An issue that regularly arises for many brand owners is whether third party use of a certain domain name infringes their trademark rights. The analysis for each case of alleged trademark infringement may vary depending upon the facts. While some cases give rise to clear trademark infringement, some cases are not that clear and others verge on that fine line of “reverse domain name hijacking.”
Trademark owners concerned with third party use of their trademarks in domain names may utilize – what is known as – the Uniform Domain-Name Dispute-Resolution Policy (“UDRP”). The UDRP – as opposed to litigation – is a quick and economical procedure for seeking transfer of an “infringing” domain name. In many instances, respondents in UDRP proceedings tend to be domain name speculators and/or cybersquatters.
Domain name speculation is the practice of reserving or purchasing domain names for the purpose of later selling them for profit. Selling – or flipping – domain names are akin to what we saw in the real estate market several years ago. Those electronic “real estate” owners that speculate in domain names are known as “Domainers,” many of which have successfully built businesses around buying and selling domain names.
Domain name speculation should not be confused with cybersquatting. Domain name speculation is the practice of identifying generic or descriptive (not trademarks) domain names and utilizing them to develop web site traffic for purposes of generating revenue from what is known as “pay-per-click” advertising. Domain names may also be re-sold or “flipped” for profit. Much like real estate investment and speculation, Domainers evaluate electronic real estate and decide, based upon available information, what the “property” is worth. The goal: make a profit. No harm, no foul — until Domainers use trademarks in domain names in violation of a trademark owner’s rights.
Cybersquatters on the other hand reserve or purchase domain names that use someone’s trademark. A cybersquatter may also engage in – what is known as – “typo-squatting” by reserving domain names of commonly misspelled trademarks for the purpose of capturing misdirected Internet traffic when a user misspells a trademark (www.Walmrt.com). The definition of a cybersquatter is one that registers, traffics in, or uses a trademark of another in a domain name with bad faith intent to profit from the goodwill belonging to that trademark owner.
When cybersquatters misuse trademarks in domain names, trademark owners may take action by filing UDRP proceedings. Complainants in UDRP proceedings must establish the following three elements to successfully compel transfer of a disputed domain name:
1. The domain name is identical or confusingly similar to a trademark or service mark in which the complainant has rights;
2. The registrant does not have any rights or legitimate interests in the subject domain name; and
3. The registrant registered the domain name and is using it in “bad faith.”
Below are a few considerations when contemplating the use of the UDRP process or determining whether your company has rights in a disputed domain name:
1. May trademark owners of non-registered, common law trademarks utilize the UDRP process and successfully compel transfer of infringing domain names?

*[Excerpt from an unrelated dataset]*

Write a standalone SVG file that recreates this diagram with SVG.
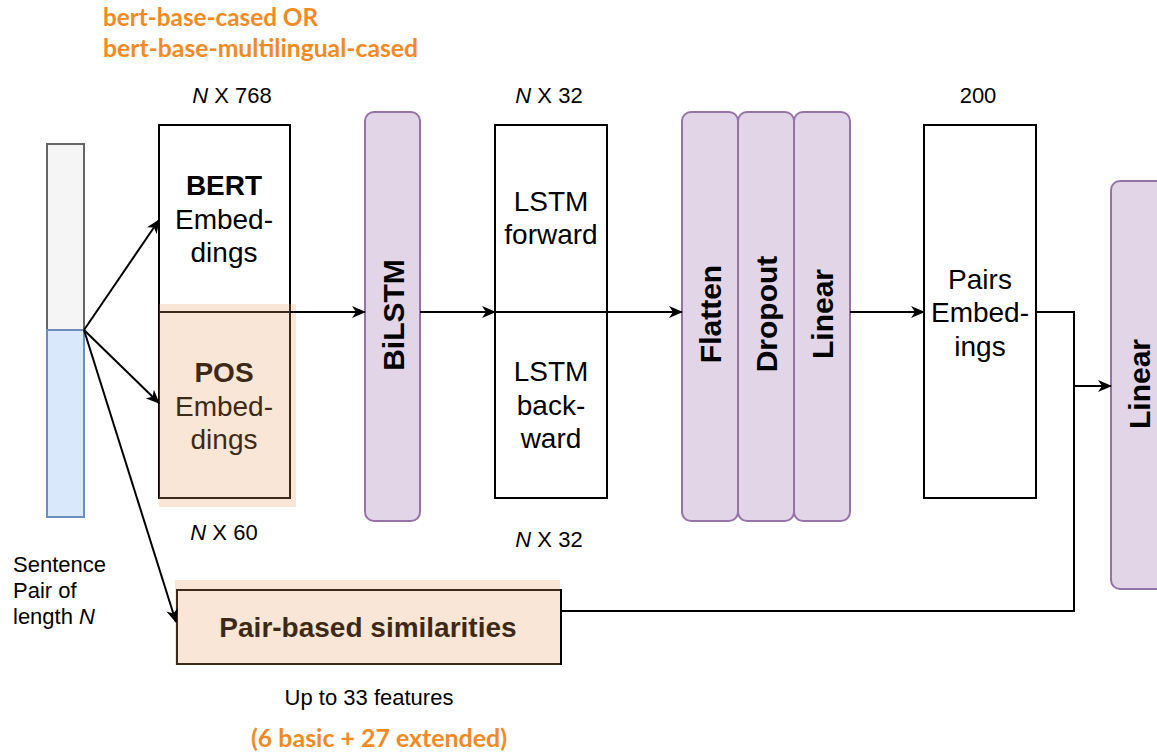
<svg xmlns="http://www.w3.org/2000/svg" width="1157" height="752" viewBox="0 0 1157 752">
<style>
.box{fill:#ffffff;stroke:#000;stroke-width:2}
.layer{fill:#e1d5e7;stroke:#9673a6;stroke-width:2}
.hl{fill:#e8a060;fill-opacity:0.26;stroke:none}
.t{font-family:"Liberation Sans",Arial,sans-serif;font-size:28px;fill:#000;text-anchor:middle}
.b{font-weight:bold}
.rot{font-family:"Liberation Sans",Arial,sans-serif;font-size:30px;font-weight:bold;fill:#000;text-anchor:middle;dominant-baseline:central}
.lbl{font-family:"Liberation Sans",Arial,sans-serif;font-size:22px;fill:#000}
.or{font-family:Lato,"Open Sans",sans-serif;font-size:24px;font-weight:bold;fill:#ef8a25}
.c{fill:none;stroke:#000;stroke-width:2}
</style>
<defs>
<marker id="arr" markerUnits="userSpaceOnUse" markerWidth="14" markerHeight="12" viewBox="0 0 14 12" refX="13" refY="6" orient="auto">
<path d="M0,0 L14,6 L0,12 L4,6 z" fill="#000"/>
</marker>
</defs>

<g id="sentence">
<rect x="47" y="144" width="37" height="186" fill="#f5f5f5" stroke="#666666" stroke-width="2"/>
<rect x="47" y="330" width="37" height="187" fill="#dae8fc" stroke="#6c8ebf" stroke-width="2"/>
<text class="lbl" x="13" y="572">Sentence</text>
<text class="lbl" x="13" y="598">Pair of</text>
<text class="lbl" x="13" y="624">length <tspan font-style="italic">N</tspan></text>
</g>

<g id="model-name">
<text class="or" x="103" y="26" textLength="215" lengthAdjust="spacingAndGlyphs">bert-base-cased OR</text>
<text class="or" x="103" y="57" textLength="315" lengthAdjust="spacingAndGlyphs">bert-base-multilingual-cased</text>
</g>

<g id="bert">
<rect class="box" x="159" y="125" width="131" height="187"/>
<text class="t b" x="224" y="195">BERT</text>
<text class="t" x="224" y="229">Embed-</text>
<text class="t" x="224" y="262">dings</text>
<text class="lbl" x="232" y="103" text-anchor="middle"><tspan font-style="italic">N</tspan> X 768</text>
</g>

<g id="pos">
<rect class="box" x="159" y="312" width="131" height="186"/>
<text class="t b" x="224" y="382">POS</text>
<text class="t" x="224" y="416">Embed-</text>
<text class="t" x="224" y="449">dings</text>
<rect class="hl" x="159" y="304" width="137" height="203"/>
<text class="lbl" x="224" y="540" text-anchor="middle"><tspan font-style="italic">N</tspan> X 60</text>
</g>

<g id="bilstm">
<rect class="layer" x="365" y="112" width="55" height="409" rx="9"/>
<text class="rot" transform="translate(393,315) rotate(-90)">BiLSTM</text>
</g>

<g id="lstm">
<rect class="box" x="495" y="125" width="112" height="187"/>
<rect class="box" x="495" y="312" width="112" height="186"/>
<text class="t" x="551" y="211">LSTM</text>
<text class="t" x="551" y="244">forward</text>
<text class="t" x="551" y="381">LSTM</text>
<text class="t" x="551" y="415">back-</text>
<text class="t" x="551" y="448">ward</text>
<text class="lbl" x="549" y="103" text-anchor="middle"><tspan font-style="italic">N</tspan> X 32</text>
<text class="lbl" x="549" y="547" text-anchor="middle"><tspan font-style="italic">N</tspan> X 32</text>
</g>

<g id="flatten">
<rect class="layer" x="682" y="112" width="56" height="409" rx="9"/>
<text class="rot" transform="translate(710,314) rotate(-90)">Flatten</text>
</g>
<g id="dropout">
<rect class="layer" x="738" y="112" width="56" height="409" rx="9"/>
<text class="rot" transform="translate(766,314) rotate(-90)">Dropout</text>
</g>
<g id="linear1">
<rect class="layer" x="794" y="112" width="56" height="409" rx="9"/>
<text class="rot" transform="translate(822,314) rotate(-90)">Linear</text>
</g>

<g id="pairs">
<rect class="box" x="924" y="125" width="112" height="373"/>
<text class="t" x="980" y="289">Pairs</text>
<text class="t" x="980" y="322">Embed-</text>
<text class="t" x="980" y="356">ings</text>
<text class="lbl" x="978" y="103" text-anchor="middle">200</text>
</g>

<g id="linear2">
<rect class="layer" x="1111" y="181" width="60" height="408" rx="9"/>
<text class="rot" transform="translate(1139,384) rotate(-90)">Linear</text>
</g>

<g id="similarities">
<rect class="box" x="177" y="590" width="384" height="74"/>
<text class="t b" x="368" y="637">Pair-based similarities</text>
<rect class="hl" x="175" y="580" width="385" height="85"/>
<text class="lbl" x="369" y="705" text-anchor="middle">Up to 33 features</text>
<text class="or" x="379" y="747" text-anchor="middle" textLength="256" lengthAdjust="spacingAndGlyphs">(6 basic + 27 extended)</text>
</g>

<g id="connectors">
<path class="c" d="M84,330 L159,220" marker-end="url(#arr)"/>
<path class="c" d="M84,330 L159,403" marker-end="url(#arr)"/>
<path class="c" d="M84,330 L176,622" marker-end="url(#arr)"/>
<path class="c" d="M290,312 L365,312" marker-end="url(#arr)"/>
<path class="c" d="M420,312 L495,312" marker-end="url(#arr)"/>
<path class="c" d="M607,312 L682,312" marker-end="url(#arr)"/>
<path class="c" d="M850,312 L924,312" marker-end="url(#arr)"/>
<path class="c" d="M1036,312 H1074 V386 H1111" marker-end="url(#arr)"/>
<path class="c" d="M561,611 H1074 V386"/>
</g>
</svg>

Yes. As long as complainants establish that consumers have come to recognize their marks as being distinctive identifiers associated with them or with their goods and/or services, they may successfully assert common law trademark rights and potentially compel transfer of subject domain names – even if they do not own a registered trademark.

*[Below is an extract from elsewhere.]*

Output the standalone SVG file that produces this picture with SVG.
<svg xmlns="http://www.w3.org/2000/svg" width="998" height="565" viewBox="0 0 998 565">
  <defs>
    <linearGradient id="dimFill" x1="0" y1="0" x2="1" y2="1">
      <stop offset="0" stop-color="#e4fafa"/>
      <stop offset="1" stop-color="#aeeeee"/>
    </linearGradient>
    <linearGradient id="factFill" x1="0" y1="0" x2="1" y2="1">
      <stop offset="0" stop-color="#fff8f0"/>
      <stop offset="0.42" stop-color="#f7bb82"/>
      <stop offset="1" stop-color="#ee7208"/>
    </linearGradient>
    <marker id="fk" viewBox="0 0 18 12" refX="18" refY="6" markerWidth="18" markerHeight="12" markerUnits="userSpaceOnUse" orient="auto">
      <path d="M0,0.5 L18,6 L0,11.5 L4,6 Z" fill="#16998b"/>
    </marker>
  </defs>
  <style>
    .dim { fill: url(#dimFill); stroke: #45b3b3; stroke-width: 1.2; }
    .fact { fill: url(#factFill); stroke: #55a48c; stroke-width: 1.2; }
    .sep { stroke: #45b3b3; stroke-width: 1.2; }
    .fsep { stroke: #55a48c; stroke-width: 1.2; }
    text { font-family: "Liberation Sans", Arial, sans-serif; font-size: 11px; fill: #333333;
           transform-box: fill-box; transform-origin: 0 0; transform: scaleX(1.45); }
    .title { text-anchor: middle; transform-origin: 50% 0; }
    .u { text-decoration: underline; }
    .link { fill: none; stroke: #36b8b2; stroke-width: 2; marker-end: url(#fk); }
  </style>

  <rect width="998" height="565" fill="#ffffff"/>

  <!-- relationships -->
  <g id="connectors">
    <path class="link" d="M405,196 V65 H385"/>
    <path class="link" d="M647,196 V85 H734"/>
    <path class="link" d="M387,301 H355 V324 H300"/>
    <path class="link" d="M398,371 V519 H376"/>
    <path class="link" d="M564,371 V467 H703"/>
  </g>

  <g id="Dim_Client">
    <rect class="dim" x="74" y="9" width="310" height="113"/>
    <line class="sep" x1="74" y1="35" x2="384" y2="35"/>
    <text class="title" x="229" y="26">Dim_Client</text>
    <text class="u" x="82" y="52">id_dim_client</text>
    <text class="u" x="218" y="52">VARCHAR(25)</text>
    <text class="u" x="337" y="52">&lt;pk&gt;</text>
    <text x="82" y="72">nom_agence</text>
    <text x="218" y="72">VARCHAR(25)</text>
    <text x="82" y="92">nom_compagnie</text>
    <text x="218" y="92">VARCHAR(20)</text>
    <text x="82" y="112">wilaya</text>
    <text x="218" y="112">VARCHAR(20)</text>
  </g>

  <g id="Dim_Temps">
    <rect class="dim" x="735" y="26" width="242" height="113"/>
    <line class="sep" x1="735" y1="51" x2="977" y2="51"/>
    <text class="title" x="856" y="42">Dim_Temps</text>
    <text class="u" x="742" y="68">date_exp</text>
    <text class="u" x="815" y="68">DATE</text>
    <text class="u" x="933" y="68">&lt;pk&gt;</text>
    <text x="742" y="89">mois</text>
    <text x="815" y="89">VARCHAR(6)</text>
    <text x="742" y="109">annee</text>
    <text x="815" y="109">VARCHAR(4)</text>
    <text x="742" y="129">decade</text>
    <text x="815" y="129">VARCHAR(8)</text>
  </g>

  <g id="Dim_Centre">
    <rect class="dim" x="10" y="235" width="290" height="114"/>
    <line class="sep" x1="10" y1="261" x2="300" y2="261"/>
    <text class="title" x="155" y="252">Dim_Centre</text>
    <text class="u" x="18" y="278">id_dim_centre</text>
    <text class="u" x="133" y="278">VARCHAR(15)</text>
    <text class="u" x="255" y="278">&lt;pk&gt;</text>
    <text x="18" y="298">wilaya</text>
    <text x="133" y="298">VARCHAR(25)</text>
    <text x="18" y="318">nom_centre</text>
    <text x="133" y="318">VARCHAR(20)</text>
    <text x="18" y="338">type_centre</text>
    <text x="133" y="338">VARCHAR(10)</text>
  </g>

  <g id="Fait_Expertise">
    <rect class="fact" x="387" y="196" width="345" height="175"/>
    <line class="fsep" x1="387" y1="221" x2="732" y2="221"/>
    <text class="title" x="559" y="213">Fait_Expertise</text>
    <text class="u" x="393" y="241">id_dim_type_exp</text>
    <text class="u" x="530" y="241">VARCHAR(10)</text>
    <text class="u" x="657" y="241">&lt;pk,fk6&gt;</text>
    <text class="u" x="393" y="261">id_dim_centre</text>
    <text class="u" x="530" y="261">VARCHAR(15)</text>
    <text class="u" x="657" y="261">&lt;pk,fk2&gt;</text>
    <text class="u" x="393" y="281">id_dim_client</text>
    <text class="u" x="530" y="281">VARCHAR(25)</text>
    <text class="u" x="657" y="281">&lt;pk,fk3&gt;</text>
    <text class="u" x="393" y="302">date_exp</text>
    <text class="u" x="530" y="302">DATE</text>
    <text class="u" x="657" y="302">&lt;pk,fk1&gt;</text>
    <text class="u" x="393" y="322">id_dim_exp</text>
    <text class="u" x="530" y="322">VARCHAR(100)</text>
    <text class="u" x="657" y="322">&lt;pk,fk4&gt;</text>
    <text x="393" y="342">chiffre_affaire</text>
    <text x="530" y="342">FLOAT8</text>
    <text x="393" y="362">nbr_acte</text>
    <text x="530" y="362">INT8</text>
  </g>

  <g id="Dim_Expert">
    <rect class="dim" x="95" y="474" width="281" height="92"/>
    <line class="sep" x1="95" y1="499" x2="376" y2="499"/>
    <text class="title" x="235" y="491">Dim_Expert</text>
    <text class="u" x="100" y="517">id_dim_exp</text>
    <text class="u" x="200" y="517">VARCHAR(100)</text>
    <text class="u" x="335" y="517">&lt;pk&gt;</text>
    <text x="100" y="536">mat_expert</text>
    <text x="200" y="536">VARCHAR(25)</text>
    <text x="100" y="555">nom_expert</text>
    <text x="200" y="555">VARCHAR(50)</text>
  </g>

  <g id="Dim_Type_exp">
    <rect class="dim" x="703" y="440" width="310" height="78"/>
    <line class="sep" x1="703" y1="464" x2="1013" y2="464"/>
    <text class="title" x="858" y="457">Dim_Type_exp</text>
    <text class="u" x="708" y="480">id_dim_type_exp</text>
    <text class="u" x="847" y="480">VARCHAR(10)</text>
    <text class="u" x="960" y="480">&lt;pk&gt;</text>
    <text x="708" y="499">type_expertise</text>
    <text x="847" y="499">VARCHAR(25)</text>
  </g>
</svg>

2. Do trademark licensees have rights for purposes of utilizing the UDRP process?
Yes. Licensees are generally considered to have rights in trademarks under the UDRP. Licensees must, however, establish their licensee status and/or provide evidence that the trademark owner has authorized the filing of the UDRP complaint.
3. Is a domain name that incorporates a trademark and a descriptive or generic term (as viewed in relation with complainant’s products and/or services) still considered “confusingly similar” to the complainant’s mark?
Generally yes. The addition of descriptive or generic terms to the complainant’s trademark would normally be regarded as being confusingly similar and thus sufficient to find confusing similarity under the first prong of the UDRP test.
4. Are domain names that use misspellings of trademarks (i.e., typosquatting) considered confusingly similar to complainants’ trademarks?
Generally yes. As long as the misspelling is obvious or common, the misspelled domain name will generally be found to be confusingly similar to a complainant’s mark.
5. Can resellers or distributors of trademarked products have legitimate rights with respect to securing domain names that incorporate those products’ trademarks?
Maybe. If distributors or resellers use the subject domain name with the actual sale of the branded products and services, use the subject domain name for only the corresponding branded products and accurately and prominently disclose its relationship with the trademark owner, they may be regarded as having a bona fide interest in a subject domain name.
6. Can there be a finding of bad faith when a domain name has not been put to use and the domain name holder has not attempted to sell a subject domain to a brand owner?
Generally yes. Some panels have found that the act of holding domain names for years without putting them to a bona fide use – and even when there has not been an attempt to sell the subject domain name to a brand owner – does not preclude a finding of bad faith.